Nos hemos desprovisto de elementos tranquilizadores como lo fueron en su día la religión tradicional y cierta estabilidad del contrato social. Parece que todo está en crisis y que no hay horizontes. Y ya sabemos que, si no somos felices, es que estamos enfermos según la OMS, por lo que es lógico que la ansiedad se vincule a un tener algo sobrevenido en vez de un estado por el que se atraviesa o que paraliza, y se acuda en busca de tratamiento para eso que se tiene y no en lo que se está. Será el médico de Atención Primaria o el psiquiatra el que lo proporcione ante una demanda de sufrimiento; en muchas ocasiones sería simplemente una cruel necedad no hacerlo y negar el paliativo que supone una benzodiacepina. ¿Bastará con eso? Todo parece indicar que no.
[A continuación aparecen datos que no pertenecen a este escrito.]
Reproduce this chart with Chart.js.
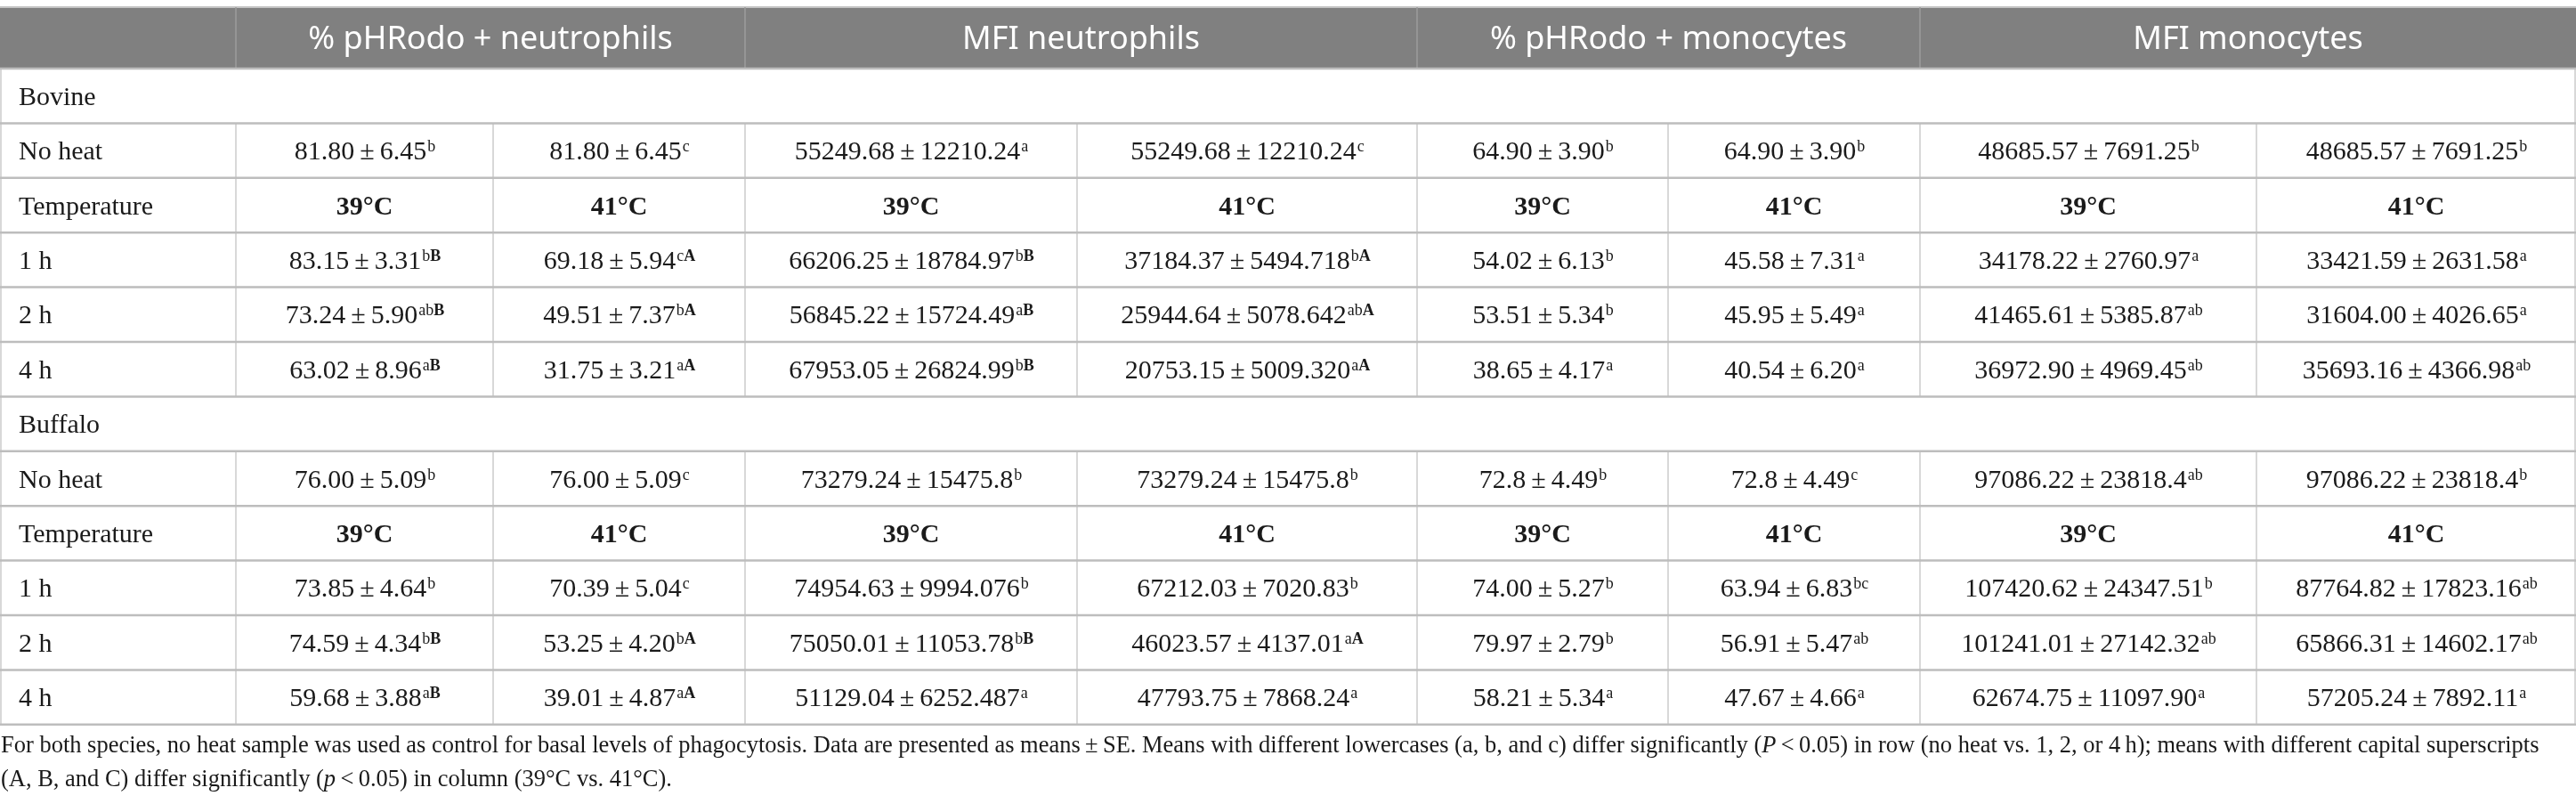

En cierto modo, tal vez una de las raíces del problema social con la ansiedad se asocie a un vacío dejado por la supresión social de ansias. El sujeto que no ansía pasa a ser ansioso. Lo vivimos en la propia educación, que no lo es para hacernos mejores personas sino mejores técnicos (incluyendo ámbitos tradicionalmente “humanos” como la Medicina), competitivos en un mercado feroz en el que cada día somos más objetivados, más medidos en un contexto conductista. El ansia de ser se asfixia ante la ansiedad del posible incumplimiento (hasta los políticos hablan insensatamente de “hacer los deberes”).  El “dar la talla” adquiere tintes cada día más literales: desde medidas antropométricas, incluyendo las genitales, hasta el rendimiento instrumental. Tanto se ha internalizado esa concepción patológica del deber hacer y del deber ser que, de hecho, nos olvidamos de ser y abundan quienes se culpabilizan a sí mismos si son despedidos de su trabajo (no habrán sido asertivos, proactivos o flexibles).

Se dice que estamos en la era de la comunicación, pero un smartphone no nos comunica más; más bien nos aísla como vemos todos los días. Miramos, oímos, parloteamos, pero no decimos, no escuchamos, las palabras necesarias. Parece que la palabra ha cedido su poder ante el pretendido avance neuroquímico. Si se hace deporte, ya no es, en muchos casos, porque simplemente apetece, sino para bajarse el colesterol y subirse las endorfinas. Si se “tiene” ansiedad” habrá que modular los receptores GABAérgicos, que suena muy bien. 

La propia clinica se ha hecho ansiosa. Los médicos de Atención Primaria no tienen el tiempo que precisan y muchos psiquiatras tienden a tratar síntomas en vez de enfermos. Se trata de reducir tiempos, costes, y se acaban reduciendo vidas por tanto reduccionismo. Pero todo requiere su tiempo y no es ajeno a ello el sufrimiento psíquico. De ahí la conveniencia de insistir en la necesidad de fortalecer sectores básicos en la atención a pacientes como son la Atención Primaria y la Psicología Clínica. No sólo parece que sería más eficaz sino incluso más rentable en puros términos economicistas optar por una política de apoyo decidido a la psicología clínica en vez de limitarse a tratamientos farmacológicos, sin obviar su necesidad en muchos casos.

Algo va mal en nuestra sociedad y de ello la ansiedad generalizada es un síntoma. Un síntoma que apunta a la necesidad de humanización en todos los ámbitos, especialmente el educativo y el clínico. No se trata de ser nostálgicos ni contrarios al avance tecno-científico, sino de tomar lo humanamente mejor del pasado y de las perspectivas que ofrece el futuro. Se trata de que las ya habituales ansiedades no perturben el ansia de vivir.